=== What you need to do ===
Output the first line of the listing and each line after it, up to and including the line that contains "const sourceText = 'Source: DHL, Frost", exactly as written, minus the pictures.
--
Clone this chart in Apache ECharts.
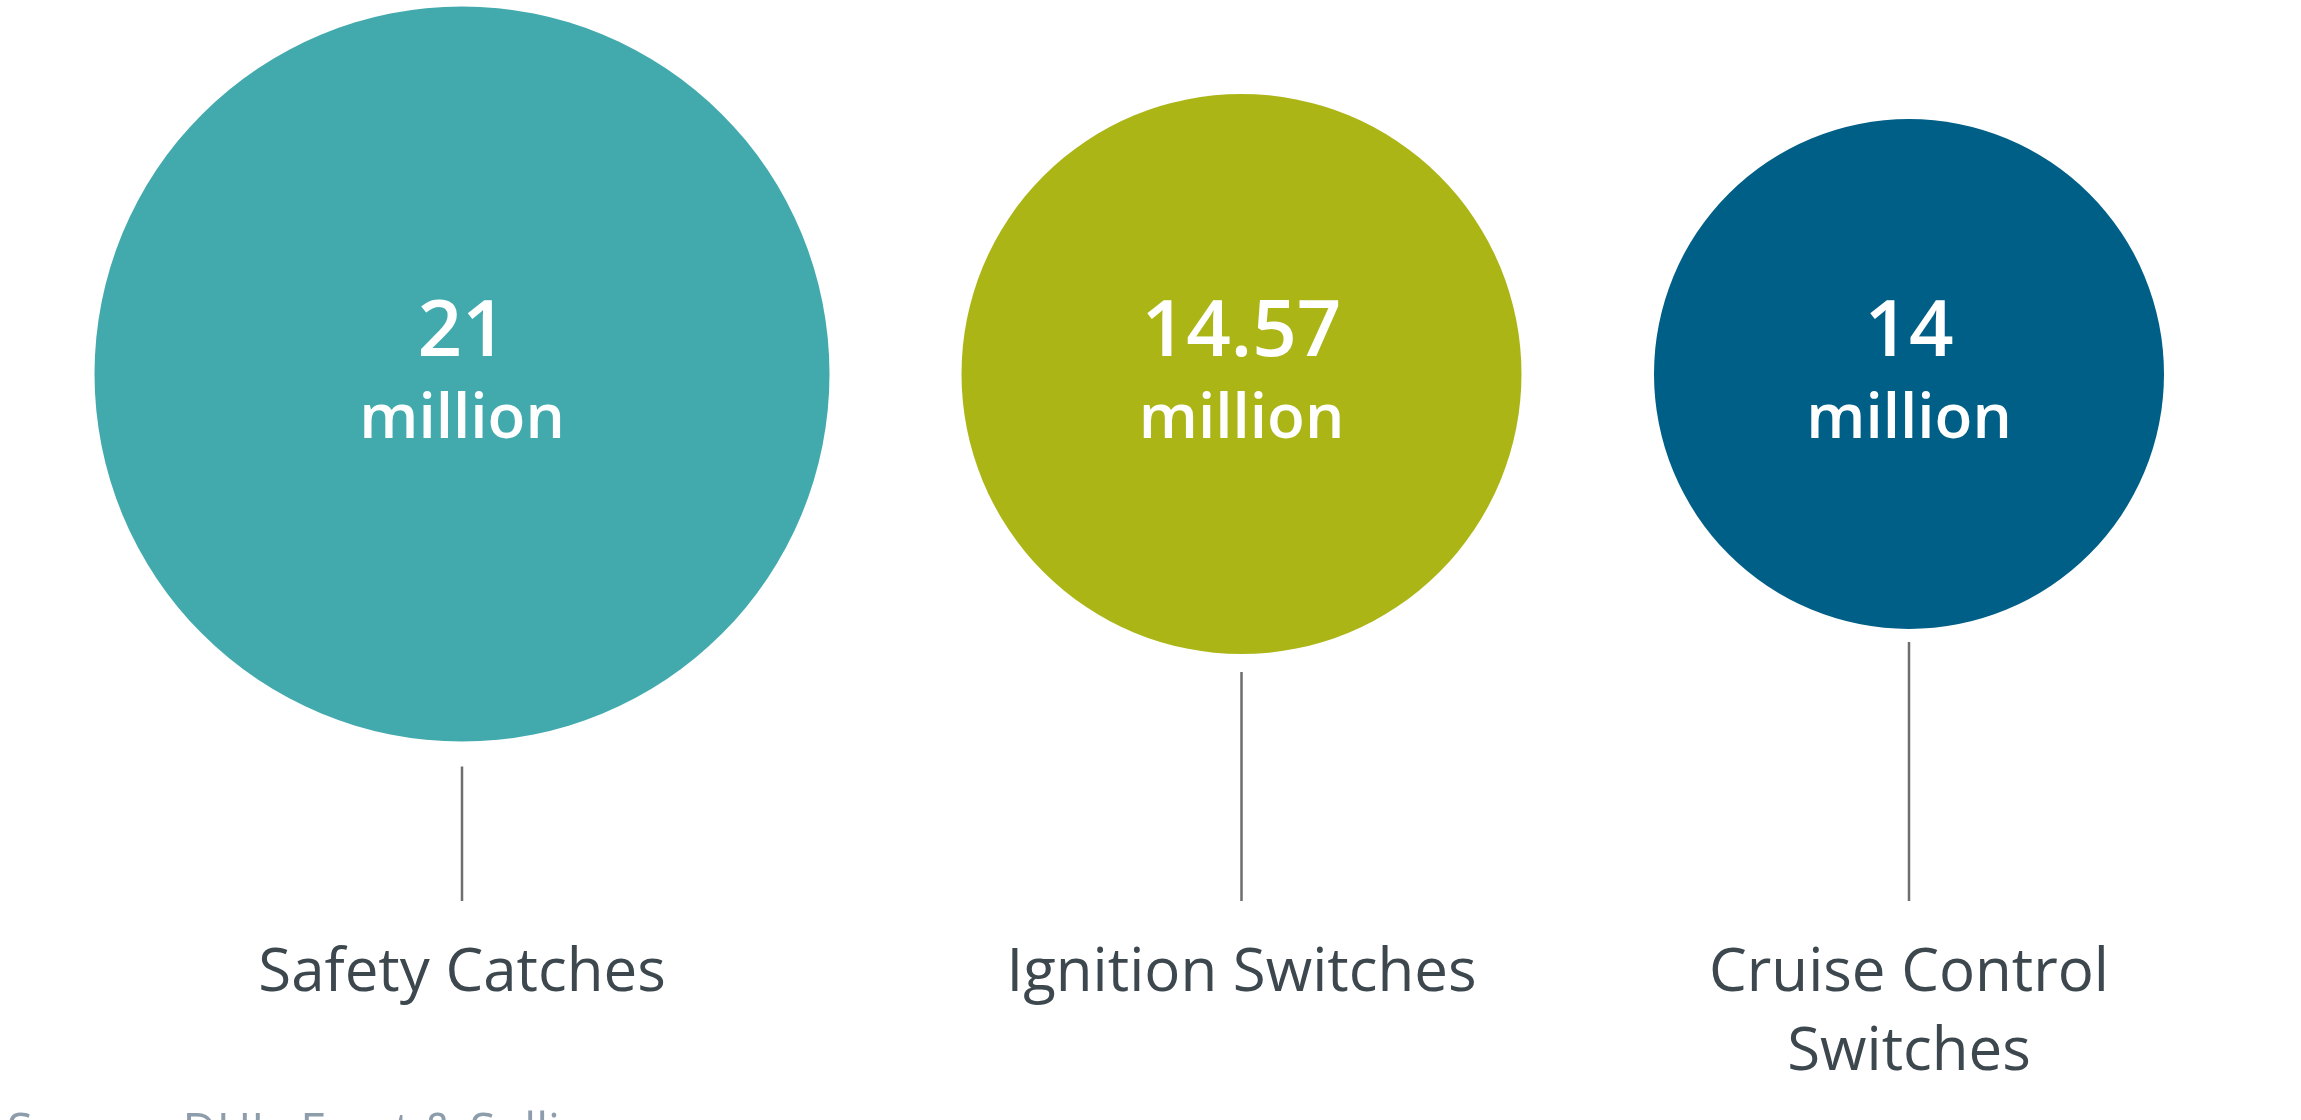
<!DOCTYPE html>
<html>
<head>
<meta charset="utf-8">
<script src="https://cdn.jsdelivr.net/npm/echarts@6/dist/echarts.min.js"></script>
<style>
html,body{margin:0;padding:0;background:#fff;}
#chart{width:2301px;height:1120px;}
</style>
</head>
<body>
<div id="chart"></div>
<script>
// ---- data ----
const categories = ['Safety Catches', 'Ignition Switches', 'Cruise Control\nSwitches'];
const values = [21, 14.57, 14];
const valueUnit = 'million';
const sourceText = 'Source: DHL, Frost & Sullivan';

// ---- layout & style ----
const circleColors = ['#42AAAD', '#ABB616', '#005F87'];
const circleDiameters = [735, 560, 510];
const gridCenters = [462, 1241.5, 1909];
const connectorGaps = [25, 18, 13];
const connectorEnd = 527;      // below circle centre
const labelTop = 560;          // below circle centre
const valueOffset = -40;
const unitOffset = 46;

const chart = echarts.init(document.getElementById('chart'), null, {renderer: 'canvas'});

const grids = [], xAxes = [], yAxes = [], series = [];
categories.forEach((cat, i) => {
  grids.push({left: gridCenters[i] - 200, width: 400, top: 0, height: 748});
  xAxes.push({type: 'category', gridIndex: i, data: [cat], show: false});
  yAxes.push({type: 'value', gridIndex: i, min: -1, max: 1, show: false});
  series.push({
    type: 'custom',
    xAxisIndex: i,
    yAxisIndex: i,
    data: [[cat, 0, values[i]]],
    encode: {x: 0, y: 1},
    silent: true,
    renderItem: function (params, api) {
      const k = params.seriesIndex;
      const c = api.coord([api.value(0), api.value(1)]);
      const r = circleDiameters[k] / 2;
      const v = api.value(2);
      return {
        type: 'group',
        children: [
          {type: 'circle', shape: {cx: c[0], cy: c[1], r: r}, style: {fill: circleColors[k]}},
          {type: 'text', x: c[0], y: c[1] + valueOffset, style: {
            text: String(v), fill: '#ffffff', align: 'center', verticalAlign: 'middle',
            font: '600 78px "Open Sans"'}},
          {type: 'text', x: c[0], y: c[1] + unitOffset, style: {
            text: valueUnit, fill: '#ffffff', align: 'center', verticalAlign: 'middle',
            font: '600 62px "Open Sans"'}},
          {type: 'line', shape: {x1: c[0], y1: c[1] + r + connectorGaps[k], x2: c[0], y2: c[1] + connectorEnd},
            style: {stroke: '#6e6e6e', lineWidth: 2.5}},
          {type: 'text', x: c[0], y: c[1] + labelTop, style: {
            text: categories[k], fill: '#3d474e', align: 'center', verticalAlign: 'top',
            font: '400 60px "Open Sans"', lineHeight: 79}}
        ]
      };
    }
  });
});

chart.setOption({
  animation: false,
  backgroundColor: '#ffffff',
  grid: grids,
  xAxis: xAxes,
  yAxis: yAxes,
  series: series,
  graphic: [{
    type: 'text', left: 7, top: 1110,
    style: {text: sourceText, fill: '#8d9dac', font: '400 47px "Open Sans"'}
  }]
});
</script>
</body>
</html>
--
=== Completed task ===
Clone this chart in Apache ECharts.
<!DOCTYPE html>
<html>
<head>
<meta charset="utf-8">
<script src="https://cdn.jsdelivr.net/npm/echarts@6/dist/echarts.min.js"></script>
<style>
html,body{margin:0;padding:0;background:#fff;}
#chart{width:2301px;height:1120px;}
</style>
</head>
<body>
<div id="chart"></div>
<script>
// ---- data ----
const categories = ['Safety Catches', 'Ignition Switches', 'Cruise Control\nSwitches'];
const values = [21, 14.57, 14];
const valueUnit = 'million';
const sourceText = 'Source: DHL, Frost & Sullivan';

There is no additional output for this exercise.